> [PROVIDED DATA]:
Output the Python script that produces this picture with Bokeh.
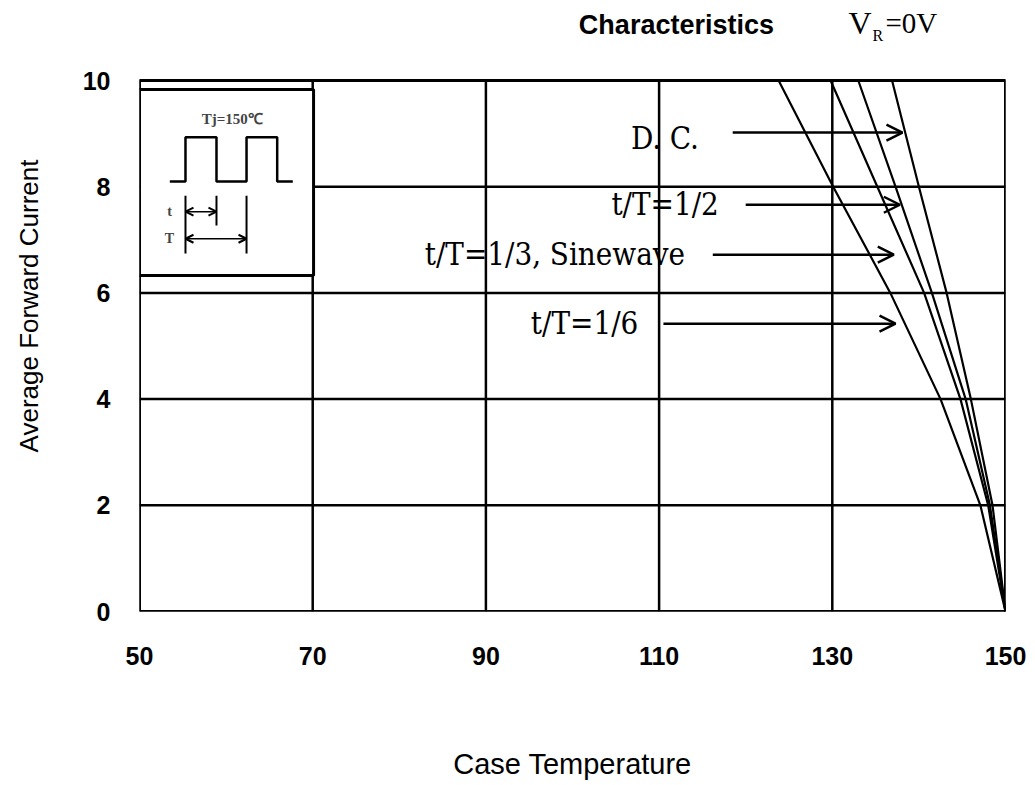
import math
from bokeh.plotting import figure
from bokeh.models import Label, Arrow, OpenHead, FixedTicker
from bokeh.embed import file_html
from bokeh.resources import INLINE

# ---- data ----
current = [10, 8, 6, 4, 2, 0]
temp_dc = [136.9, 140.0, 143.2, 146.0, 148.5, 150.0]
temp_half = [133.0, 137.3, 141.5, 145.4, 148.2, 150.0]
temp_third_sine = [129.8, 135.2, 140.6, 144.8, 148.0, 150.0]
temp_sixth = [123.8, 130.1, 136.7, 142.5, 147.1, 150.0]

x_ticks = [50, 70, 90, 110, 130, 150]
y_ticks = [0, 2, 4, 6, 8, 10]

curve_labels = ["D. C.", "t/T=1/2", "t/T=1/3, Sinewave", "t/T=1/6"]
label_right_x = [114.6, 116.9, 113.0, 107.6]
label_y = [8.91, 7.68, 6.74, 5.44]
arrow_x_start = [118.5, 120.0, 116.2, 110.5]
arrow_x_end = [138.1, 137.8, 137.1, 137.3]
arrow_y = [9.02, 7.66, 6.72, 5.42]

# inset (waveform sketch) geometry, in data units
inset_box = dict(left=50.0, right=70.1, bottom=6.33, top=9.83)
wave_x = [53.5, 55.31, 55.31, 58.89, 58.89, 62.36, 62.36, 65.9, 65.9, 67.7]
wave_y = [8.10, 8.10, 8.93, 8.93, 8.10, 8.10, 8.93, 8.93, 8.10, 8.10]
marker_x = [55.31, 58.89, 62.36]
marker_top = [7.83, 7.83, 7.83]
marker_bottom = [6.74, 7.27, 6.74]

SANS = "Liberation Sans"
SERIF_LBL = "'DejaVu Serif Condensed', 'Liberation Serif', serif"

x_lo, x_hi = x_ticks[0], x_ticks[-1]
y_lo, y_hi = y_ticks[0], y_ticks[-1]
# view extends above the data box so the heading line sits inside the frame
y_view_top = y_hi + 80 / 53.1

p = figure(width=1035, height=785, x_range=(x_lo, x_hi), y_range=(y_lo, y_view_top),
           output_backend="svg", toolbar_location=None,
           min_border_left=139, min_border_right=30,
           min_border_top=0, min_border_bottom=174)

p.background_fill_color = "white"
p.border_fill_color = "white"
p.outline_line_color = None
p.grid.visible = False

for ax, ticks, standoff in ((p.xaxis, x_ticks, 29), (p.yaxis, y_ticks, 23)):
    ax.ticker = FixedTicker(ticks=ticks)
    ax.axis_line_color = None
    ax.major_tick_line_color = None
    ax.minor_tick_line_color = None
    ax.major_label_text_font = SANS
    ax.major_label_text_font_style = "bold"
    ax.major_label_text_font_size = "25px"
    ax.major_label_text_color = "black"
    ax.major_label_standoff = standoff
    ax.axis_label_text_font = SANS
    ax.axis_label_text_font_style = "normal"
    ax.axis_label_text_color = "black"

p.xaxis.axis_label = "Case Temperature"
p.xaxis.axis_label_text_font_size = "29px"
p.xaxis.axis_label_standoff = 80
p.yaxis.axis_label = "Average Forward Current"
p.yaxis.axis_label_text_font_size = "26px"
p.yaxis.axis_label_standoff = 36

# grid lines and data box
p.segment(x0=x_ticks, y0=[y_lo] * len(x_ticks), x1=x_ticks, y1=[y_hi] * len(x_ticks),
          line_color="black", line_width=2.5)
p.segment(x0=[x_lo] * len(y_ticks), y0=y_ticks, x1=[x_hi] * len(y_ticks), y1=y_ticks,
          line_color="black", line_width=2.5)
p.quad(left=[x_lo], right=[x_hi], bottom=[y_lo], top=[y_hi],
       fill_color=None, line_color="black", line_width=3)

# curves
for xs in (temp_dc, temp_half, temp_third_sine, temp_sixth):
    p.line(xs, current, line_color="black", line_width=2.2)

# curve labels and arrows
for txt, lx, ly in zip(curve_labels, label_right_x, label_y):
    p.add_layout(Label(x=lx, y=ly, text=txt, text_align="right",
                       text_baseline="middle", text_font=SERIF_LBL,
                       text_font_size="31px", text_color="black"))
for xs, xe, ay in zip(arrow_x_start, arrow_x_end, arrow_y):
    p.add_layout(Arrow(x_start=xs, y_start=ay, x_end=xe, y_end=ay,
                       line_color="black", line_width=2.5,
                       end=OpenHead(size=16, line_width=2.5, line_color="black")))

# inset box
p.quad(left=[inset_box["left"]], right=[inset_box["right"]],
       bottom=[inset_box["bottom"]], top=[inset_box["top"]],
       fill_color="white", line_color="black", line_width=3)
p.line(wave_x, wave_y, line_color="black", line_width=2.5)
p.segment(x0=marker_x, y0=marker_top, x1=marker_x, y1=marker_bottom,
          line_color="black", line_width=2)
for xe, ay in ((marker_x[1], 7.53), (marker_x[2], 7.02)):
    p.add_layout(Arrow(x_start=marker_x[0], y_start=ay, x_end=xe, y_end=ay,
                       line_color="black", line_width=1.5,
                       start=OpenHead(size=8, line_width=2, line_color="black"),
                       end=OpenHead(size=8, line_width=2, line_color="black")))
for txt, ty in (("t", 7.53), ("T", 7.02)):
    p.add_layout(Label(x=53.46, y=ty, text=txt, text_align="center",
                       text_baseline="middle", text_font="Liberation Serif",
                       text_font_style="bold", text_font_size="14px"))
p.add_layout(Label(x=60.7, y=9.28, text="Tj=150\u2103", text_align="center",
                   text_baseline="middle", text_font="Liberation Serif",
                   text_font_style="bold", text_font_size="15px"))

# heading line (inside the view, above the data box)
p.add_layout(Label(x=112.0, y=11.036, text="Characteristics", text_align="center",
                   text_baseline="middle", text_font=SANS, text_font_style="bold",
                   text_font_size="27px", text_color="black"))
p.add_layout(Label(x=131.87, y=11.09, text="V", text_align="left",
                   text_baseline="middle", text_font="Liberation Serif",
                   text_font_size="32px", text_color="black"))
p.add_layout(Label(x=134.65, y=10.85, text="R", text_align="left",
                   text_baseline="middle", text_font="Liberation Serif",
                   text_font_size="16px", text_color="black"))
p.add_layout(Label(x=136.14, y=11.09, text="=0V", text_align="left",
                   text_baseline="middle", text_font="Liberation Serif",
                   text_font_size="29px", text_color="black"))

open("out.html", "w").write(file_html(p, INLINE))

> [WHAT IS BEING ASKED]: Starting at the first line of the material, output exactly the lines up to and including the one with "p.grid.visible = False". Do not include the pictures.

> [WRITTEN REPLY]:
Output the Python script that produces this picture with Bokeh.
import math
from bokeh.plotting import figure
from bokeh.models import Label, Arrow, OpenHead, FixedTicker
from bokeh.embed import file_html
from bokeh.resources import INLINE

# ---- data ----
current = [10, 8, 6, 4, 2, 0]
temp_dc = [136.9, 140.0, 143.2, 146.0, 148.5, 150.0]
temp_half = [133.0, 137.3, 141.5, 145.4, 148.2, 150.0]
temp_third_sine = [129.8, 135.2, 140.6, 144.8, 148.0, 150.0]
temp_sixth = [123.8, 130.1, 136.7, 142.5, 147.1, 150.0]

x_ticks = [50, 70, 90, 110, 130, 150]
y_ticks = [0, 2, 4, 6, 8, 10]

curve_labels = ["D. C.", "t/T=1/2", "t/T=1/3, Sinewave", "t/T=1/6"]
label_right_x = [114.6, 116.9, 113.0, 107.6]
label_y = [8.91, 7.68, 6.74, 5.44]
arrow_x_start = [118.5, 120.0, 116.2, 110.5]
arrow_x_end = [138.1, 137.8, 137.1, 137.3]
arrow_y = [9.02, 7.66, 6.72, 5.42]

# inset (waveform sketch) geometry, in data units
inset_box = dict(left=50.0, right=70.1, bottom=6.33, top=9.83)
wave_x = [53.5, 55.31, 55.31, 58.89, 58.89, 62.36, 62.36, 65.9, 65.9, 67.7]
wave_y = [8.10, 8.10, 8.93, 8.93, 8.10, 8.10, 8.93, 8.93, 8.10, 8.10]
marker_x = [55.31, 58.89, 62.36]
marker_top = [7.83, 7.83, 7.83]
marker_bottom = [6.74, 7.27, 6.74]

SANS = "Liberation Sans"
SERIF_LBL = "'DejaVu Serif Condensed', 'Liberation Serif', serif"

x_lo, x_hi = x_ticks[0], x_ticks[-1]
y_lo, y_hi = y_ticks[0], y_ticks[-1]
# view extends above the data box so the heading line sits inside the frame
y_view_top = y_hi + 80 / 53.1

p = figure(width=1035, height=785, x_range=(x_lo, x_hi), y_range=(y_lo, y_view_top),
           output_backend="svg", toolbar_location=None,
           min_border_left=139, min_border_right=30,
           min_border_top=0, min_border_bottom=174)

p.background_fill_color = "white"
p.border_fill_color = "white"
p.outline_line_color = None
p.grid.visible = False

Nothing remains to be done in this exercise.